El pronóstico de los médicos no podía ser más atinado. Papá murió la noche del 18 de marzo de 2004 y yo estuve ahí. ¡Qué curioso! El único miedo que tenía yo de chiquita era que él muriera y yo estaba a punto de presenciarlo.
Durante todo ese día no paraban de llegar personas que, enterándose de su estado, querían despedirse de él. Su casa parecía romería. Entraban y salían gentes de todas las edades, tamaños y clases sociales. Papá se consideraba un ser privilegiado, un hombre rico, pero no por el dinero sino por los amigos que tenía y la gente que lo quería. Se sabía bien querido y no era gratuito. Era un hombre extraordinario. Elegante, sonriente, siempre generoso tenía un gesto amable para todos y cada una de las personas que se encontraba en su camino. No puedo decirles lo conmovedor que fue ver las filas de gente esperando poder pasar a decirle lo especial que había sido en sus vidas, aún sabiendo que estaba sedado a causa del inmenso dolor que padecía.

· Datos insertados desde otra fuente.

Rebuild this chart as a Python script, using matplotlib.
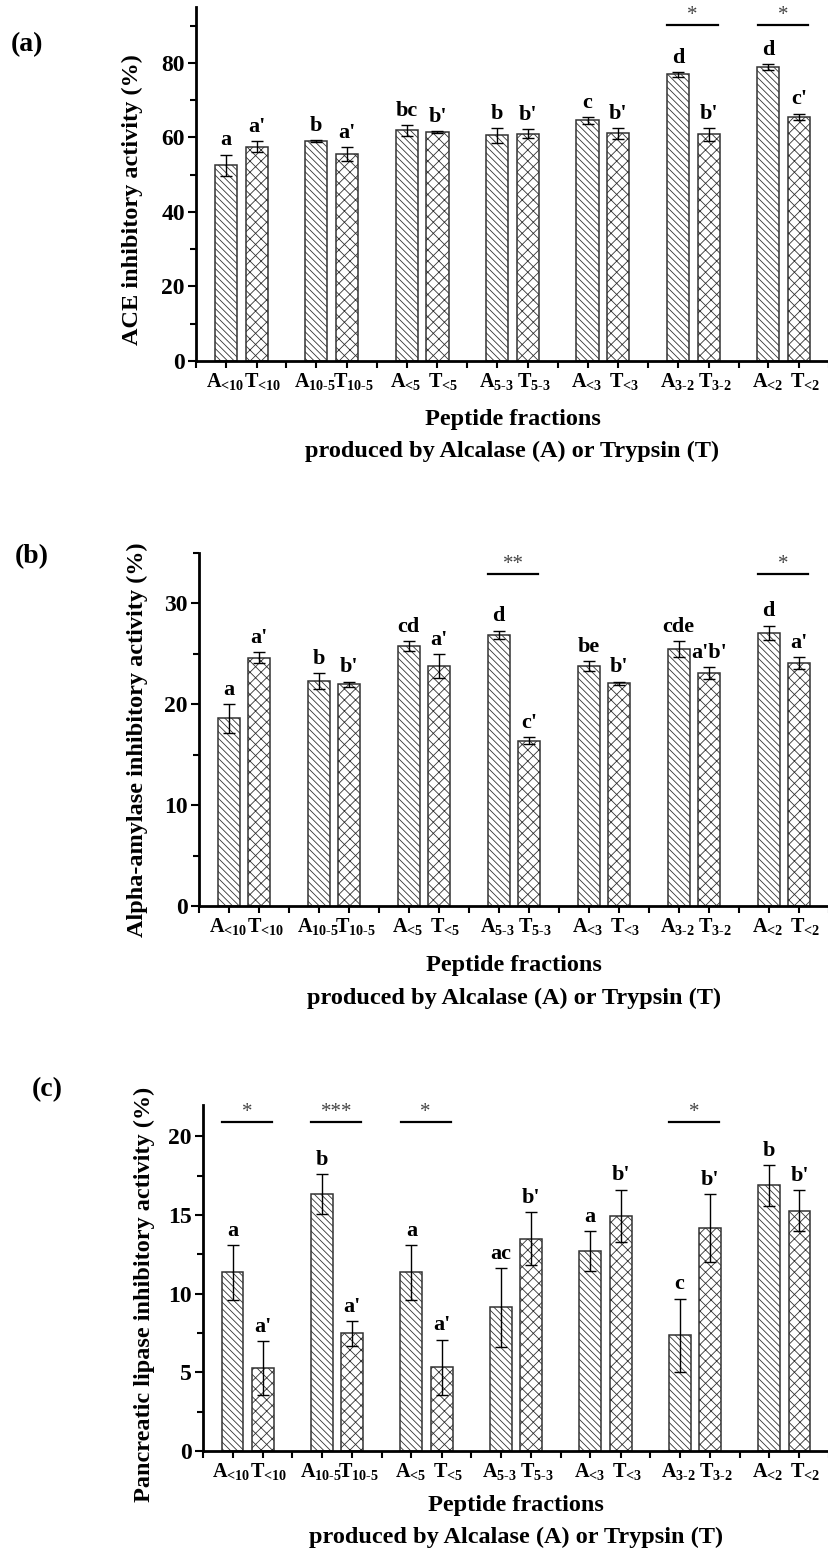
import matplotlib
matplotlib.use("Agg")
import matplotlib.pyplot as plt
import matplotlib.transforms as mtransforms
import numpy as np

plt.rcParams["font.family"] = ["Liberation Serif", "DejaVu Serif"]
plt.rcParams["font.weight"] = "bold"
plt.rcParams["hatch.linewidth"] = 0.6
plt.rcParams["mathtext.fontset"] = "custom"
plt.rcParams["mathtext.rm"] = "Liberation Serif:bold"
plt.rcParams["mathtext.bf"] = "Liberation Serif:bold"
plt.rcParams["mathtext.default"] = "regular"

subs = ["<10", "10-5", "<5", "5-3", "<3", "3-2", "<2"]

# panel (a) ACE
ace_a = [52.5, 59.1, 61.9, 60.6, 64.6, 76.9, 78.8]
ace_a_err = [2.9, 0.2, 1.5, 2.0, 0.9, 0.7, 0.8]
ace_t = [57.5, 55.5, 61.4, 61.0, 61.1, 60.8, 65.6]
ace_t_err = [1.5, 1.8, 0.3, 1.2, 1.5, 1.8, 0.8]
ace_let_a = ["a", "b", "bc", "b", "c", "d", "d"]
ace_let_t = ["a'", "a'", "b'", "b'", "b'", "b'", "c'"]
ace_sig = {5: "*", 6: "*"}

# panel (b) alpha-amylase
amy_a = [18.6, 22.3, 25.8, 26.9, 23.8, 25.5, 27.1]
amy_a_err = [1.4, 0.8, 0.5, 0.4, 0.5, 0.8, 0.7]
amy_t = [24.6, 22.0, 23.8, 16.4, 22.1, 23.1, 24.1]
amy_t_err = [0.55, 0.25, 1.2, 0.35, 0.15, 0.6, 0.6]
amy_let_a = ["a", "b", "cd", "d", "be", "cde", "d"]
amy_let_t = ["a'", "b'", "a'", "c'", "b'", "a'b'", "a'"]
amy_sig = {3: "**", 6: "*"}

# panel (c) pancreatic lipase
lip_a = [11.35, 16.36, 11.35, 9.13, 12.72, 7.36, 16.89]
lip_a_err = [1.72, 1.26, 1.72, 2.5, 1.25, 2.33, 1.29]
lip_t = [5.26, 7.48, 5.33, 13.5, 14.96, 14.18, 15.28]
lip_t_err = [1.71, 0.8, 1.75, 1.7, 1.66, 2.15, 1.32]
lip_let_a = ["a", "b", "a", "ac", "a", "c", "b"]
lip_let_t = ["a'", "a'", "a'", "b'", "b'", "b'", "b'"]
lip_sig = {0: "*", 1: "***", 2: "*", 5: "*"}

W, H = 829, 1553
fig = plt.figure(figsize=(W / 100, H / 100), dpi=100)

panels = [
    dict(name="(a)", box=(196, 7, 361), ylim=95, major=20, minor=10, sig_y=90.2,
         ylabel="ACE inhibitory activity (%)", lab_xy=(27, 45), yl=(143, 200), xl=(59, 90),
         a=ace_a, ae=ace_a_err, t=ace_t, te=ace_t_err, la=ace_let_a, lt=ace_let_t, sig=ace_sig),
    dict(name="(b)", box=(199, 553, 906), ylim=35, major=10, minor=5, sig_y=32.9,
         ylabel="Alpha-amylase inhibitory activity (%)", lab_xy=(32, 557), yl=(148, 740), xl=(60, 92),
         a=amy_a, ae=amy_a_err, t=amy_t, te=amy_t_err, la=amy_let_a, lt=amy_let_t, sig=amy_sig),
    dict(name="(c)", box=(203, 1105, 1451), ylim=22, major=5, minor=2.5, sig_y=20.9,
         ylabel="Pancreatic lipase inhibitory activity (%)", lab_xy=(47, 1090), yl=(155, 1294), xl=(54, 86),
         a=lip_a, ae=lip_a_err, t=lip_t, te=lip_t_err, la=lip_let_a, lt=lip_let_t, sig=lip_sig),
]

x = np.arange(7)
bw = 0.245
for p in panels:
    left, top, bottom = p["box"]
    ax = fig.add_axes([left / W, 1 - bottom / H, (W - left) / W, (bottom - top) / H])
    xa = x + 0.33
    xt = x + 0.67
    ax.bar(xa, p["a"], bw, facecolor="white", edgecolor="#333333", linewidth=1.1,
           hatch="\\\\\\\\\\")
    ax.bar(xt, p["t"], bw, facecolor="white", edgecolor="#333333", linewidth=1.1,
           hatch="xxx")
    ax.errorbar(xa, p["a"], yerr=p["ae"], fmt="none", ecolor="black", elinewidth=1, capsize=4, capthick=1)
    ax.errorbar(xt, p["t"], yerr=p["te"], fmt="none", ecolor="black", elinewidth=1, capsize=4, capthick=1)
    for i in range(7):
        ax.annotate(p["la"][i], (xa[i], p["a"][i] + p["ae"][i]), xytext=(0, 3),
                    textcoords="offset points", ha="center", va="bottom", fontsize=16, fontweight="bold")
        ax.annotate(p["lt"][i], (xt[i], p["t"][i] + p["te"][i]), xytext=(0, 3),
                    textcoords="offset points", ha="center", va="bottom", fontsize=16, fontweight="bold")
    for i, s in p["sig"].items():
        ax.plot([i + 0.21, i + 0.77], [p["sig_y"]] * 2, color="black", lw=1.6, clip_on=False)
        ax.text(i + 0.49, p["sig_y"], s, ha="center", va="bottom", fontsize=15,
                fontweight="normal", color="#444444")

    ax.set_xlim(0, 7)
    ax.set_ylim(0, p["ylim"])
    ax.set_yticks(np.arange(0, p["ylim"] + 0.01, p["major"]))
    ax.set_yticks(np.arange(0, p["ylim"] + 0.01, p["minor"]), minor=True)
    ax.set_yticklabels([f"{v:g}" for v in np.arange(0, p["ylim"] + 0.01, p["major"])])
    ticks = np.concatenate([xa, xt])
    labels = ([f"A$_{{\\text{{{s}}}}}$" for s in subs] +
              [f"T$_{{\\text{{{s}}}}}$" for s in subs])
    ax.set_xticks(ticks)
    ax.set_xticklabels(labels)
    ax.set_xticks(np.arange(0, 8), minor=True)
    ax.tick_params(axis="both", which="both", direction="out", width=1.5)
    ax.tick_params(axis="y", which="major", length=6, pad=2)
    ax.tick_params(axis="y", which="minor", length=4)
    ax.tick_params(axis="x", which="both", length=5, pad=2)
    for lab in ax.get_yticklabels():
        lab.set_fontweight("bold")
        lab.set_fontsize(17)
    # T labels sit a little to the right of their bar, as in the original
    shift_t = mtransforms.ScaledTranslation(6 / 100, 0, fig.dpi_scale_trans)
    shift_a = mtransforms.ScaledTranslation(-1 / 100, 0, fig.dpi_scale_trans)
    for k, lab in enumerate(ax.get_xticklabels()):
        lab.set_fontweight("bold")
        lab.set_fontsize(14.5)
        lab.set_transform(lab.get_transform() + (shift_t if k >= 7 else shift_a))
    for side in ["top", "right"]:
        ax.spines[side].set_visible(False)
    for side in ["left", "bottom"]:
        ax.spines[side].set_linewidth(2)
    ax.set_ylabel(p["ylabel"], fontsize=17.5, fontweight="bold")
    ylx, yly = p["yl"]
    ax.yaxis.set_label_coords((ylx - left) / (W - left), (bottom - yly) / (bottom - top))
    ax.annotate("Peptide fractions", (0.5, 0), xycoords="axes fraction",
                xytext=(0, -p["xl"][0] * 0.72), textcoords="offset points",
                ha="center", va="center", fontsize=17.5, fontweight="bold")
    ax.annotate("produced by Alcalase (A) or Trypsin (T)", (0.5, 0), xycoords="axes fraction",
                xytext=(0, -p["xl"][1] * 0.72), textcoords="offset points",
                ha="center", va="center", fontsize=17.5, fontweight="bold")
    fig.text(p["lab_xy"][0] / W, 1 - p["lab_xy"][1] / H, p["name"], ha="center", va="center",
             fontsize=20, fontweight="bold")

fig.savefig("out.png", dpi=100)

Finalmente llegó la noche y todos se fueron. Mi hermana y yo nos ofrecimos a pasar la noche con él. Algo me decía que no debía separarme.
Fui a mi casa por una muda de ropa y de regreso pasé a comprar un libro que me acompañara en las horas de vigilia. Me llamó la atención la portada de uno que tenía la fotografía de una caja envuelta como regalo con un moño rojo. El título: El Presente. Lo compré y me fui a la casa de mi papá.

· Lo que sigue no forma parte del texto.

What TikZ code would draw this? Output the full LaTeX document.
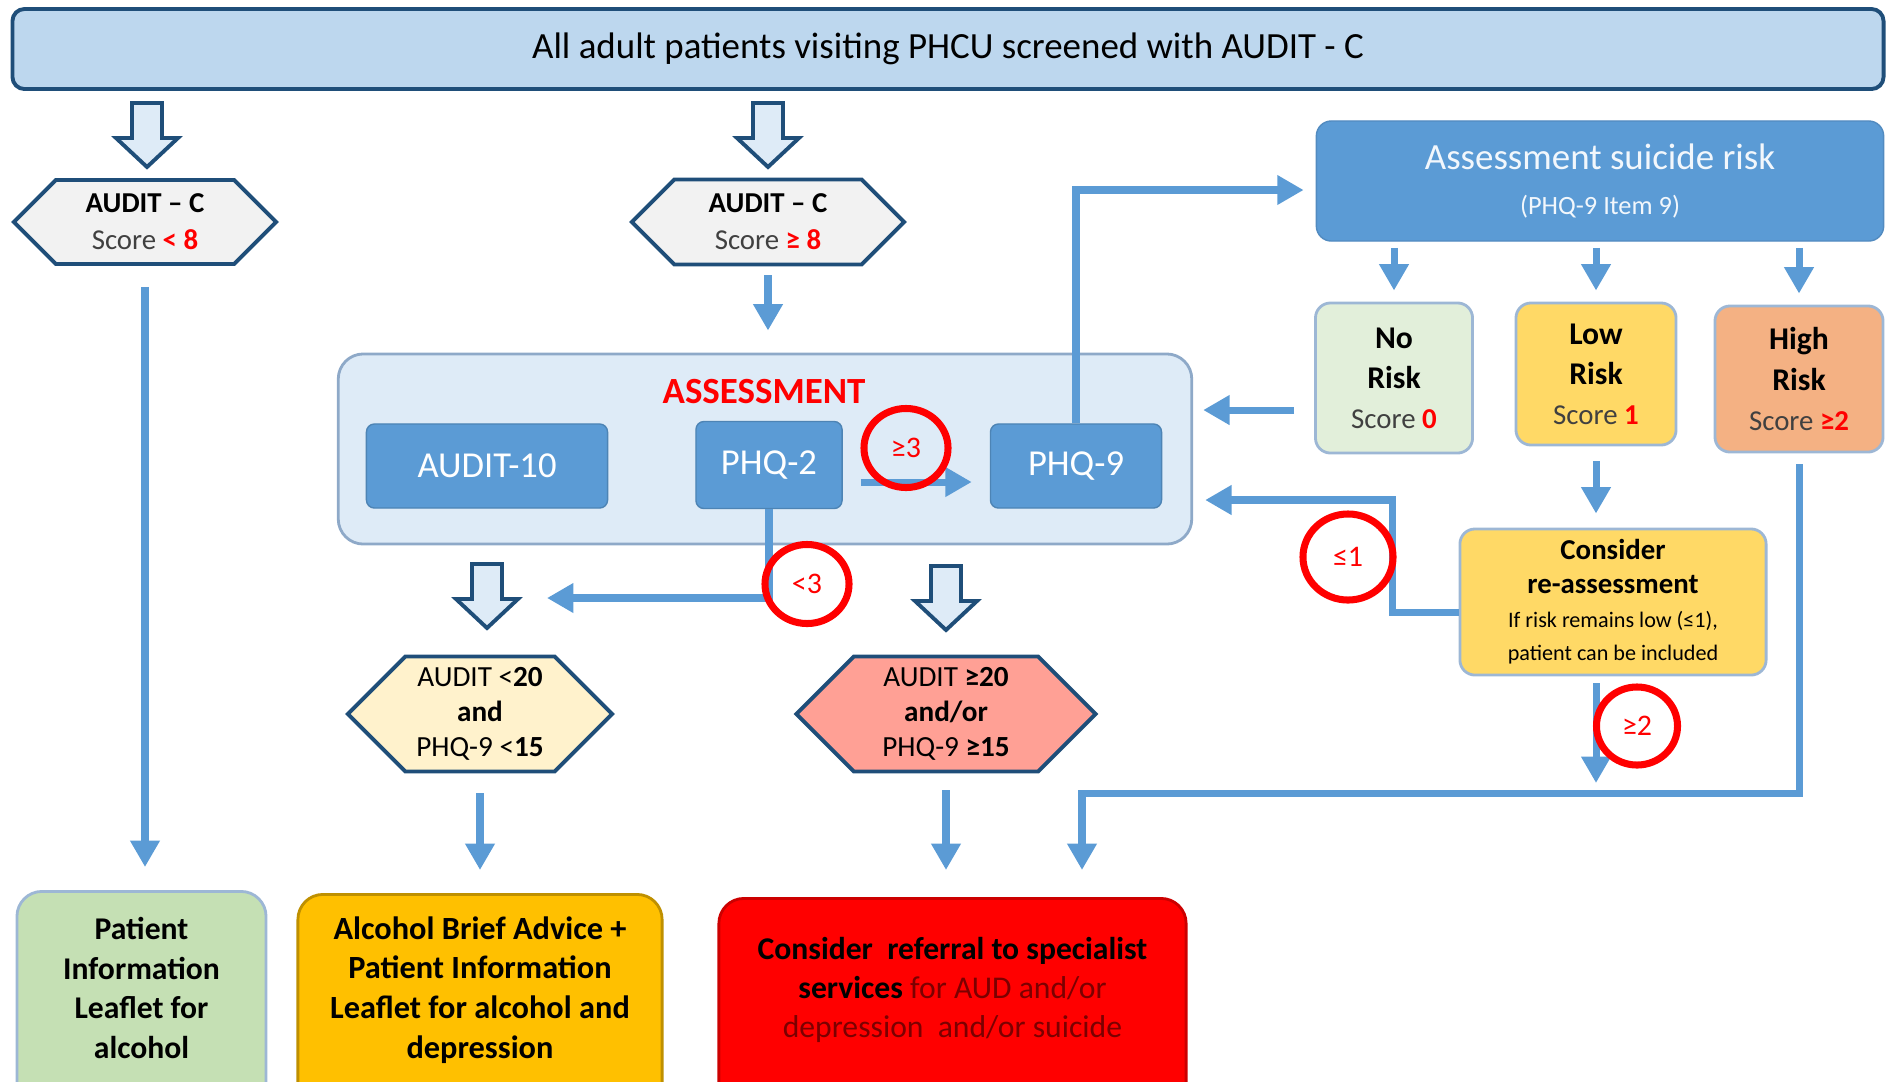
\documentclass[tikz,border=0pt]{standalone}
\usepackage{fontspec}
\setmainfont{Carlito}
\usetikzlibrary{arrows.meta,shapes.geometric,shapes.symbols}

\definecolor{darkblue}{HTML}{1F4E79}
\definecolor{titlefill}{HTML}{BDD7EE}
\definecolor{paleblue}{HTML}{DEEBF7}
\definecolor{hexgray}{HTML}{F2F2F2}
\definecolor{midblue}{HTML}{5B9BD5}
\definecolor{greyblue}{HTML}{9DB7D5}
\definecolor{nofill}{HTML}{E2EFDA}
\definecolor{lowfill}{HTML}{FFD966}
\definecolor{highfill}{HTML}{F4B183}
\definecolor{leafgreen}{HTML}{C5E0B4}
\definecolor{advicefill}{HTML}{FFC000}
\definecolor{creamhex}{HTML}{FFF2CC}
\definecolor{salmonhex}{HTML}{FFA095}
\definecolor{darkred}{HTML}{7B0000}
\definecolor{scoregray}{HTML}{404040}
\definecolor{boxline}{HTML}{8EA9C8}

\begin{document}
\begin{tikzpicture}[x=0.01cm,y=-0.01cm]
	\def\setfs#1#2{\fontsize{#1}{#2}\selectfont}
	\def\hollowarrow#1#2{\draw[hollow] (#1-15,#2) -- (#1+15,#2) -- (#1+15,#2+35) -- (#1+31,#2+35) -- (#1,#2+64) -- (#1-31,#2+35) -- (#1-15,#2+35) -- cycle;}
	\def\toprow{49}
	\def\hexrow{222}
	\def\boxrow{466}
	\def\riskrow{378}
	\def\lowhexrow{714}
	\def\floor{990}

	\tikzstyle{title}=[rectangle,rounded corners=0.12cm,fill=titlefill,draw=darkblue,line width=1.1pt,minimum width=18.7cm,minimum height=0.8cm]
	\tikzstyle{hollow}=[draw=darkblue,fill=paleblue,line width=1.1pt]
	\tikzstyle{hexa}=[signal,signal to=west and east,draw=darkblue,line width=1.1pt,inner sep=0pt,align=center]
	\tikzstyle{bluebox}=[rectangle,rounded corners=0.08cm,fill=midblue,draw=midblue!85!black,line width=0.4pt,text=white,inner sep=0pt,font=\setfs{10.4}{12}]
	\tikzstyle{riskbox}=[rectangle,rounded corners=0.15cm,draw=greyblue,line width=0.8pt,inner sep=0pt,align=center,font=\setfs{9}{11.4}\bfseries]
	\tikzstyle{leaf}=[rectangle,rounded corners=0.25cm,line width=0.8pt,anchor=north]
	\tikzstyle{leaftext}=[align=center,font=\setfs{9}{11.3}\bfseries]
	\tikzstyle{ring}=[ellipse,draw=red,line width=2pt,inner sep=0pt,text=red,minimum width=0.84cm,minimum height=0.79cm,font=\setfs{8.5}{10}]
	\tikzstyle{flow}=[draw=midblue,line width=2pt,-{Triangle[width=8pt,length=7.5pt]}]

	\useasboundingbox (0,0) rectangle (1894,1081);

	% screening
	\node[title,font=\setfs{10.5}{12}] (screen) at (948,\toprow) {All adult patients visiting PHCU screened with AUDIT - C};
	\hollowarrow{147}{103}
	\hollowarrow{768}{103}

	\node[hexa,fill=hexgray,minimum width=2.62cm,minimum height=0.84cm,font=\setfs{8.2}{10.5}] (hexL) at (145,\hexrow) {\textbf{AUDIT – C}\\\color{scoregray}Score \textcolor{red}{\textbf{< 8}}};
	\node[hexa,fill=hexgray,minimum width=2.72cm,minimum height=0.85cm,font=\setfs{8.2}{10.5}] (hexC) at (768,\hexrow) {\textbf{AUDIT – C}\\\color{scoregray}Score \textcolor{red}{\textbf{≥ 8}}};

	% assessment
	\node[rectangle,rounded corners=0.25cm,fill=paleblue,draw=boxline,line width=0.8pt,minimum width=8.53cm,minimum height=1.9cm] (assess) at (765,449) {};
	\node[text=red,font=\setfs{10.5}{12}\bfseries] (assesstitle) at (764,392) {ASSESSMENT};
	\node[bluebox,minimum width=2.41cm,minimum height=0.84cm] (auditten) at (487,\boxrow) {AUDIT-10};
	\node[bluebox,minimum width=1.46cm,minimum height=0.87cm] (phqtwo) at (769,465) {PHQ-2};
	\node[bluebox,minimum width=1.71cm,minimum height=0.84cm] (phqnine) at (1076,\boxrow) {PHQ-9};

	\hollowarrow{487}{564}
	\hollowarrow{946}{566}
	\coordinate (leftend) at (547,598);

	\node[hexa,fill=creamhex,minimum width=2.64cm,minimum height=1.15cm,font=\setfs{8.3}{10}] (hexBL) at (480,\lowhexrow) {AUDIT <\textbf{20}\\\textbf{and}\\PHQ-9 <\textbf{15}};
	\node[hexa,fill=salmonhex,minimum width=2.99cm,minimum height=1.15cm,font=\setfs{8.3}{10}] (hexBR) at (946,\lowhexrow) {AUDIT \textbf{≥20}\\\textbf{and/or}\\PHQ-9 \textbf{≥15}};

	% suicide risk
	\node[rectangle,rounded corners=0.15cm,fill=midblue,draw=midblue!90!black,line width=0.4pt,minimum width=5.67cm,minimum height=1.2cm,align=center,text=white!92!midblue,font=\setfs{10.5}{13}] (suicide) at (1600,181) {Assessment suicide risk\\\setfs{7.5}{10}(PHQ-9 Item 9)};
	\node[riskbox,fill=nofill,minimum width=1.57cm,minimum height=1.5cm] (norisk) at (1394,\riskrow) {No\\Risk\\\setfs{8.2}{11.4}\mdseries\color{scoregray}Score \textcolor{red}{\textbf{0}}};
	\node[riskbox,fill=lowfill,minimum width=1.6cm,minimum height=1.42cm] (lowrisk) at (1596,374) {Low\\Risk\\\setfs{8.2}{11.4}\mdseries\color{scoregray}Score \textcolor{red}{\textbf{1}}};
	\node[riskbox,fill=highfill,minimum width=1.68cm,minimum height=1.46cm] (highrisk) at (1799,379) {High\\Risk\\\setfs{8.2}{11.4}\mdseries\color{scoregray}Score \textcolor{red}{\textbf{≥2}}};
	\node[riskbox,fill=lowfill,minimum width=3.06cm,minimum height=1.46cm,font=\setfs{8.2}{9.6}\bfseries] (reass) at (1613,602) {Consider\\re-assessment\\\setfs{6.3}{8.6}\mdseries If risk remains low (≤1),\\\setfs{6.3}{8.6}\mdseries patient can be included};
	\coordinate (kneeA) at (1392,500);
	\coordinate (kneeB) at (1082,793);

	% outcomes
	\node[leaf,fill=leafgreen,draw=greyblue,minimum width=2.49cm,minimum height=2.6cm] (leafA) at (141.5,890) {};
	\node[leaf,fill=advicefill,draw=advicefill!75!black,minimum width=3.64cm,minimum height=2.6cm] (advice) at (480,893) {};
	\node[leaf,fill=red,draw=red!80!black,minimum width=4.67cm,minimum height=2.6cm] (referral) at (952.5,897) {};
	\node[leaftext] (leafAtext) at (141.5,988) {Patient\\Information\\Leaflet for\\alcohol};
	\node[leaftext,font=\setfs{9.2}{11.3}\bfseries] (advicetext) at (480,\floor) {Alcohol Brief Advice +\\Patient Information\\Leaflet for alcohol and\\depression};
	\node[leaftext,font=\setfs{9}{11.1}] (referraltext) at (952.5,\floor) {\textbf{Consider\ \ referral to specialist}\\\textbf{services} \textcolor{darkred}{for AUD and/or}\\\textcolor{darkred}{depression\ \ and/or suicide}};

	% connectors
	\draw[flow,shorten <=0.21cm,shorten >=0.23cm] (hexL.south) -- (hexL.south |- leafA.north);
	\draw[flow,shorten <=0.09cm,shorten >=0.22cm] (hexC.south) -- (hexC.south |- assess.north);
	\draw[flow,shorten <=0.18cm,shorten >=0.18cm] ([yshift=-0.17cm]phqtwo.east) -- ([yshift=-0.17cm]phqtwo.east -| phqnine.west);
	\draw[flow] (phqtwo.south) |- (leftend);
	\draw[flow,shorten >=0.12cm] (phqnine.north) |- ([yshift=-0.09cm]suicide.west);
	\foreach \r in {norisk,lowrisk,highrisk}
		\draw[flow,shorten <=0.06cm,shorten >=0.11cm] (suicide.south -| \r.north) -- (\r.north);
	\draw[flow,shorten <=0.2cm,shorten >=0.1cm] ([yshift=-0.32cm]norisk.west) -- ([yshift=-0.32cm]norisk.west -| assess.east);
	\draw[flow,shorten <=0.15cm,shorten >=0.14cm] (lowrisk.south) -- (lowrisk.south |- reass.north);
	\draw[flow,shorten >=0.12cm] ([yshift=-0.1cm]reass.west) -| (kneeA) -- (kneeA -| assess.east);
	\draw[flow,shorten <=0.07cm,shorten >=0.1cm] (reass.south -| lowrisk.south) -- (lowrisk.south |- kneeB);
	\draw[flow,shorten <=0.11cm,shorten >=0.27cm] (highrisk.south) |- (kneeB) -- (kneeB |- referral.north);
	\draw[flow,shorten <=0.2cm,shorten >=0.23cm] (hexBL.south) -- (hexBL.south |- advice.north);
	\draw[flow,shorten <=0.17cm,shorten >=0.27cm] (hexBR.south) -- (hexBR.south |- referral.north);

	% cut-off marks
	\node[ring] (geqthree) at (906,448) {≥3};
	\node[ring] (ltthree) at (807,584) {<3};
	\node[ring,minimum width=0.9cm,minimum height=0.86cm] (leqone) at (1348,557) {≤1};
	\node[ring,minimum width=0.81cm,minimum height=0.78cm] (geqtwo) at (1637,726) {≥2};
\end{tikzpicture}
\end{document}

Clau se acostó en la cama (papá ya no soportaba estar acostado por lo que dormía en un reposet) y yo me senté a su lado. Puse en mi iPod la música de la película Amelié y compartí mis audífonos con él. Pensé que la música le podía venir bien. Saqué mi libro nuevo y comencé a leer. No avancé mucho. Como a la tercera página entendí que "El Presente" estaba dedicado precisamente al mayor regalo que tenemos: el aquí y ahora, nuestro momento presente. Una vez que me cayó el veinte, tomé la mano de mi papá y le agradecí por todo lo que me había dado en la vida y por permitirme estar en ese preciso momento a su lado. Le di gracias a Dios por permitirme estar con él. Me puse a orar. Justo cuando acabé de hacerlo, volteé a ver a papá y de su cuerpo salió su último aliento. Pude estar con este esplendoroso y amoroso ser en el último suspiro de su vida. Por ello no puedo más que sentirme afortunada.
Papá y ese momento me dieron el mayor regalo que he recibido: Entender que no tenemos nada más maravillo que el PRESENTE. No importa cuán difícil o duro pueda ser, está en nuestro poder decidir cómo lo vivimos. Está en nuestros corazones y en nuestras mentes convertir, aún la despedida más devastadora, en un instante mágico de conexión y amor. Cada instante de nuestra vida nos da razones para sentirnos agradecidos, para apreciar lo que tenemos y a la gente que nos hemos encontrado en el camino. No puedo imaginar un regalo más grande.
Papá está presente en mi vida porque su recuerdo, sus enseñanzas, su ejemplo y su amor permanecen en mi corazón. El libro, nunca lo terminé.